Leveraged multi-core processing on a Raspberry Pi Cluster to process large datasets with Apache Spark and PySpark. Developed Python programs to convert file types, compress data for easier processing, and compute on the datasets to extract valuable statistics.
Starting with a .dat file of 100+ MB (from https://www1.ncdc.noaa.gov/pub/data/ghcn/v4/), DatToJson.py uses countries.txt to convert the .dat file into a compressed, easier to parse .json file. DatSpark.py then reads the resulting .json file and uses Spark to handle the parallel processing that speeds up computations on the large dataset.
Added to DatSpark.py significantly, changes are in DatSparkNew.py. This new-and-improved program takes parameters such as the country you would like analytics for, as well as the year range (1900-2020). It averages station readings for each month into a "monthly average," which is then used to find the average temperature change for the year range given, and graphed using PyPlot.

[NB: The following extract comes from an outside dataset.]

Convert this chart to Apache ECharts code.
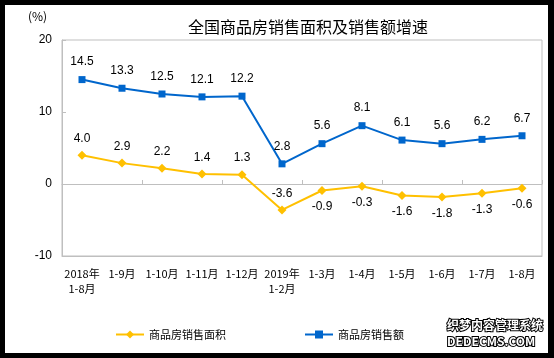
<!DOCTYPE html>
<html><head><meta charset="utf-8">
<script src="https://cdn.jsdelivr.net/npm/echarts@6/dist/echarts.min.js"></script>
<style>
html,body{margin:0;padding:0;background:#000;width:554px;height:358px;overflow:hidden}
#c{position:absolute;left:5px;top:5px;width:543px;height:348px;background:#fff}
</style></head><body><div id="c"></div>
<script>
var categories = ['2018年\n1-8月','1-9月','1-10月','1-11月','1-12月','2019年\n1-2月','1-3月','1-4月','1-5月','1-6月','1-7月','1-8月'];
var areaGrowth = [4.0,2.9,2.2,1.4,1.3,-3.6,-0.9,-0.3,-1.6,-1.8,-1.3,-0.6];
var amountGrowth = [14.5,13.3,12.5,12.1,12.2,2.8,5.6,8.1,6.1,5.6,6.2,6.7];
var yTicks = [-10,0,10,20];

var chart = echarts.init(document.getElementById('c'));
var numFont = 'Liberation Sans, Arial, sans-serif';
var cjk = '"Noto Sans CJK SC", sans-serif';
var areaData = areaGrowth.map(function(v,i){
  return {value:v, label:{position:(v<0 && i!==5)?'bottom':'top'}};
});
chart.setOption({
  animation:false,
  title:{text:'全国商品房销售面积及销售额增速',left:178,top:9,
    textStyle:{fontFamily:cjk,fontSize:16,fontWeight:'normal',color:'#000'}},
  graphic:[{type:'text',left:23,top:5,style:{text:'(%)',font:'12px '+cjk,fill:'#000'}},
    {type:'text',right:4,top:312,style:{text:'织梦内容管理系统\nDEDECMS.COM',font:'bold 12px '+cjk,fill:'#fff',stroke:'#000',lineWidth:2,lineHeight:16,textAlign:'left'}}],
  grid:{left:57,right:6,top:35,bottom:97,show:true,borderColor:'#bfbfbf',borderWidth:1},
  legend:{bottom:8,left:105,itemGap:78,itemWidth:28,itemHeight:10,
    textStyle:{fontFamily:cjk,fontSize:11,color:'#000'},
    data:['商品房销售面积','商品房销售额']},
  xAxis:[{type:'category',data:categories,boundaryGap:true,position:'bottom',
    axisLine:{onZero:false,lineStyle:{color:'#bfbfbf'}},axisTick:{show:false},
    axisLabel:{interval:0,fontFamily:cjk,fontSize:11,color:'#000',lineHeight:15,margin:10}},
   {type:'category',data:categories,boundaryGap:true,position:'bottom',
    axisLine:{onZero:true,lineStyle:{color:'#bfbfbf'}},
    axisTick:{show:true,inside:true,length:4,alignWithLabel:false,lineStyle:{color:'#bfbfbf'}},
    axisLabel:{show:false}}],
  yAxis:{type:'value',min:-10,max:20,interval:10,
    axisLine:{show:true,lineStyle:{color:'#bfbfbf'}},
    axisTick:{show:true,inside:true,length:4,lineStyle:{color:'#bfbfbf'}},
    splitLine:{show:false},
    axisLabel:{fontFamily:numFont,fontSize:12,color:'#000',margin:10,
      formatter:function(v){return yTicks.indexOf(v)>=0?String(v):'';}}},
  series:[
    {name:'商品房销售面积',type:'line',data:areaData,symbol:'diamond',symbolSize:9,
     itemStyle:{color:'#FFC000'},lineStyle:{color:'#FFC000',width:2},
     label:{show:true,fontFamily:numFont,fontSize:12,color:'#000',distance:6,
       formatter:function(p){return p.value.toFixed(1);}}},
    {name:'商品房销售额',type:'line',data:amountGrowth,symbol:'rect',symbolSize:7,
     itemStyle:{color:'#0066CC'},lineStyle:{color:'#0066CC',width:2},
     label:{show:true,position:'top',fontFamily:numFont,fontSize:12,color:'#000',distance:8,
       formatter:function(p){return p.value.toFixed(1);}}}
  ]
});
</script></body></html>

The "PERFORMANCE ANALYSIS OF PROCESSING GHCN CLIMATE DATA USING CLUSTER COMPUTING AND APACHE SPARK" paper details the background research, implementation details, and performance analysis for this project.
To run, you'll need to download spark, java8, findspark, and pandas, and change the file paths specific to your machine. *Java 8 was used because this program was intended to run on a Raspberry Pi cluster with Apache Spark, requiring Java 8.